Milwaukee County Executive Scott Walker has mismanaged the Milwaukee County Transit System (MCTS) by raising fares and cutting service!
Last year ridership plunged 9% to a 33 year low even as national transit ridership soared to a 50 year high in response to high gas prices and growing traffic congestion.
Walker doesn’t grasp rudimentary economics. You can attract riders/customers with low prices. Or you attract them by offering high level (quality) services. But no enterprise, public or private, can raise prices and slash service and operate successfully.
Yet, this has been Walker's failed strategy for the Milwaukee County Transit System.
From 2001- 2007, Walker increased adult cash fares by 30% from $1.35 to $1.75 and weekly pass fares by 52% from $10.50 to $16. He eliminated seventeen bus routes; reduced service on sixteen routes; ended year round downtown trolley service; and cut night time service.
This year he raised the adult fare again-to $2.00, one of the highest in the nation. And he cut four additional routes! Walker proposed cutting many more routes, but the County Board restored them.
Independent studies have warned that additional cuts of 35%, which would wipe out all Freeway Flyers and most night, weekend and suburban service, will be needed by 2010 without new state or local funding.
Walker's "starve the beast" strategy, designed to undermine the system by denying it operating revenue, has worked.
Now the County Executive wants us to trust him when he claims that he can save the MCTS by privatizing Mitchell Field. According to Walker, money really does grow on trees. We've just been too dumb to pick the low hanging fruit.
Before we buy Walker's promises of easy money, we ought to examine the experience of privatized airport operations. Despite the Milwaukee Journal Sentinel's recent editorial suggesting there is no experience to learn from, a google search reveals otherwise.

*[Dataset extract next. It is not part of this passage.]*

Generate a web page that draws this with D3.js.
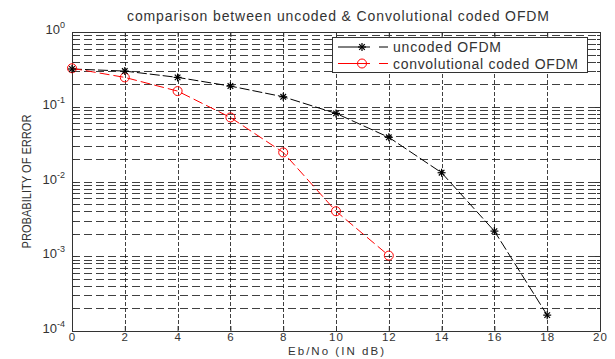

In 1997, Newnan airport in Coweta County, Georgia was privatized. Privatization advocates, like Walker today, promised it would attract to new business to the rapidly-developing county and generate between $25 and $50 million in new revenue within five years. Not quite Walker's optimistic $15 million a year, but pretty hefty numbers for a much smaller airport
So what happened?
Airport Technologies won the bid to manage the airport. But the money never materialized and the County terminated the contract.
Coweta County Administrator Theron Gay summarized the experience: "We felt like we could do the same things, but in a more cost-effective way. We decided it would work better to have the financials handled through the county, rather than pay a contractor to do it."
John Hickman, who initially supported the privatization effort, explained why privatization failed:"Privatization would just take away from the people what the people have funded with their taxpayer money. It just adds another hand in the till... Once "...the county took it back over and things improved tremendously."
Canada's airport privatization experiment also failed.
Don Young, the former transport minister and architect of Canadian airport and air navigation services privatization, told the Financial Times in 2004 in his first public statement on the government policy in six years : "It's pitiful what's gone on. I acknowledge that from my perspective that was a mistake."
Travellers are "being held up for ransom" by airports that have jacked up fees to pay for extravagant and unnecessary expansion projects.
"All too often the public has been convinced that through this magic bullet of development at an airport there's going to be huge economic benefit accrue to the community, and frankly what's happened is the traveller has been gouged by the way it is being handled...The problem was I believed the crap I was hearing from the private sector and chambers of commerce."
Latin America had similar problems. The Director of the International Air Transportation Association, Giovanni Bisignani, argues that the privatization of airports in Latin America has been a "failure," generating big profits for the terminal operators without spurring needed investment in infrastructure. "In many places (in Latin America), the fact of running an airport ... constitutes a license to print money," he said, contending that the way operators' concessions were set up has forced carriers "to pay at least $2.5 billion to the airports and service providers."
Privatization is not the magic bullet that Walker and his investment firm advisers allege.
Supervisor Marina Dimitrijevic points out in her op ed piece that Milwaukee County drank the privatization Kool Aid when it agreed to privatize the Museum. The promises of increased revenue were never realized and the County had to bail the Museum out. Privatizing child welfare has yielded equally unsatisfactory results and increased costs. There is no evidence to suggest that leasing the airport to a private firm for speculative promises will yield any better results.
Milwaukee's County Executive should remember that "There is no such thing as a free lunch."
Our community needs mass transit now more than ever. Rather than chasing the fools gold of privatization, we ought to figure out the most equitable way to pay for it.